Jan 16
2026
Buffalo mayor to ban city cooperation with ICE, others

Mayor Sean Ryan addresses community groups Friday. Photo via PPG.
Buffalo Mayor Sean Ryan announced Friday that his administration is drafting an executive order that will prohibit the Buffalo police and other city departments from working with federal immigration agencies.
The order, he said, would ensure “no apparatus of city government interacts in any way with federal immigration.”
“And that’s going to be from building inspectors, to garbage collectors to police officers,” he said.
“What we don’t want is any chilling effect,” Ryan told civic and advocacy groups assembled at the Buffalo State University Alumni Visitor Center. “We don’t want people not coming to City Hall to avail themselves of services because they’re afraid that somehow their visit … is going to yield a phone call to immigration officials.”
Ryan did not give a timeline for signing the executive order, saying only that it would come “soon.”
Other cities, including Rochester and New York City, have laws in place that prohibit city employees from inquiring about a person’s immigration status and ban police from enforcing federal immigration law.
The mayor’s announcement follows Gov. Kathy Hochul’s endorsement Tuesday of two pieces of immigration-related legislation, part of her State of the State address.
One proposed law would allow New York residents to bring state-level civil lawsuits against federal immigration agents who they believe violate their constitutional rights. The second would ban immigration agents from schools, doctor offices, daycare centers and houses of worship unless they have a judicial warrant.
Hochul has yet to endorse the New York For All Act, which would provide a statewide ban on local law enforcement and other municipal employees from inquiring about a person’s immigration status or sharing information about their status with federal agents. New York Senate Majority Leader Andrea Stewart-Cousins endorsed that bill earlier this month.

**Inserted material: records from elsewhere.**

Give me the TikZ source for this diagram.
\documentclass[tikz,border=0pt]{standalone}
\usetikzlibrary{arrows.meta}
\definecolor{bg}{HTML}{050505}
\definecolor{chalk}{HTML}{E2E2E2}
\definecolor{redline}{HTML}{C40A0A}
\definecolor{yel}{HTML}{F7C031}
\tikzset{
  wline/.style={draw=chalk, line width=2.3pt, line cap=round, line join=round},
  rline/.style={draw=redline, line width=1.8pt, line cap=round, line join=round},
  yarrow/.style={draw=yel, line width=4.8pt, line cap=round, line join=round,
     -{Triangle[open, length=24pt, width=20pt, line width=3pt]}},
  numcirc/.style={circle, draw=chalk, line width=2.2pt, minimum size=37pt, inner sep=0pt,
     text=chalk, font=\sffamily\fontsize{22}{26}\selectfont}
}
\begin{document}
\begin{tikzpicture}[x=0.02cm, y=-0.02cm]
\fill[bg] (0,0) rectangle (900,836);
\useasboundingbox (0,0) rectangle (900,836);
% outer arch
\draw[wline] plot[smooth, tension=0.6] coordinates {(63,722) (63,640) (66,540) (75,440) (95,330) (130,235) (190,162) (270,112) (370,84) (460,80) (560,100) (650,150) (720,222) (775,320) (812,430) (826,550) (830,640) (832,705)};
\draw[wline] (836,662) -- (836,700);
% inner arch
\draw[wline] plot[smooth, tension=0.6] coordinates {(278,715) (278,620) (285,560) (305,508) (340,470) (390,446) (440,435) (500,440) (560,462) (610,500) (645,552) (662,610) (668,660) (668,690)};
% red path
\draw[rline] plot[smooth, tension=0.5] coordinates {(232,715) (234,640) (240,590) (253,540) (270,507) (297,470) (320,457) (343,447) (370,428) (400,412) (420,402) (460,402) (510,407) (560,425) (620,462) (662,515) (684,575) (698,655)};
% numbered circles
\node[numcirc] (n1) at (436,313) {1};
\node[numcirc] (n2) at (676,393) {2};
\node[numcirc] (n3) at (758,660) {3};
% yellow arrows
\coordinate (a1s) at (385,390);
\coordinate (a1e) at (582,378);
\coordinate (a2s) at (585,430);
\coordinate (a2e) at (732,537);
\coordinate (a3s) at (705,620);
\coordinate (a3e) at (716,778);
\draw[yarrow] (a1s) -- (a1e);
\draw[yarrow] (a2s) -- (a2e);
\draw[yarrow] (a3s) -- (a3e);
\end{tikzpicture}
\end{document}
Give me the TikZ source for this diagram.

At Friday’s event — the annual legislative and policy briefing hosted by Partnership for the Public Good — advocates from organizations including Showing Up for Racial Justice, the New York Immigration Coalition, and Justice for Migrant Families voiced support for New York For All and Ryan’s proposed executive order.
“An executive order of non-collusion will send a powerful and needed message of solidarity and hope to those who are now living in shock and fear,” said SURJ Buffalo member Allie Doran. “Stop waiting upon the state, stop hoping police will merely withstand the pressure to comply. We must take responsibility for our own city.”
Jennifer Connor, executive director of Justice for Migrant Families, urged the Ryan administration to implement the proposed executive order.
“As a city, we can ensure that our city resources are not being used to enforce a violent federal agenda against immigrants,” she said. “We can do it and we should do it.”
Investigative Post reported last month that a handful of local agencies, including the Erie County Sheriff’s Office and Cheektowaga Police Department frequently turn detained migrants over to border agents. Those agents then send migrants to the custody of Immigration and Customs Enforcement, or ICE.
Residents in Cheektowaga this week protested that cooperation at a town council meeting, calling for a prohibition on the police force from working with federal immigration agencies.
Ryan on Friday said city police would still enforce criminal law against migrants but that such enforcement would not result in a call to federal immigration authorities.
“If there’s any criminal activity, regardless of someone’s immigration status, law enforcement gets involved, and that’s gonna continue,” he added. “But we’re going to make sure that no apparatus of the City of Buffalo’s government is working with Homeland Security and ICE to harass people.”
Ryan declined to say that his executive order constituted a “sanctuary city” policy, saying “I don’t know what those words mean.”
He noted that Buffalo has grown in population and tax base due to refugees and immigrants settling in the city.
“We are a city with [fewer] vacant houses and [fewer] vacant storefronts, for one prime reason. We have new Americans moving into the city of Buffalo,” he said. “Stopping immigrants from coming into Buffalo is bad for our economy.”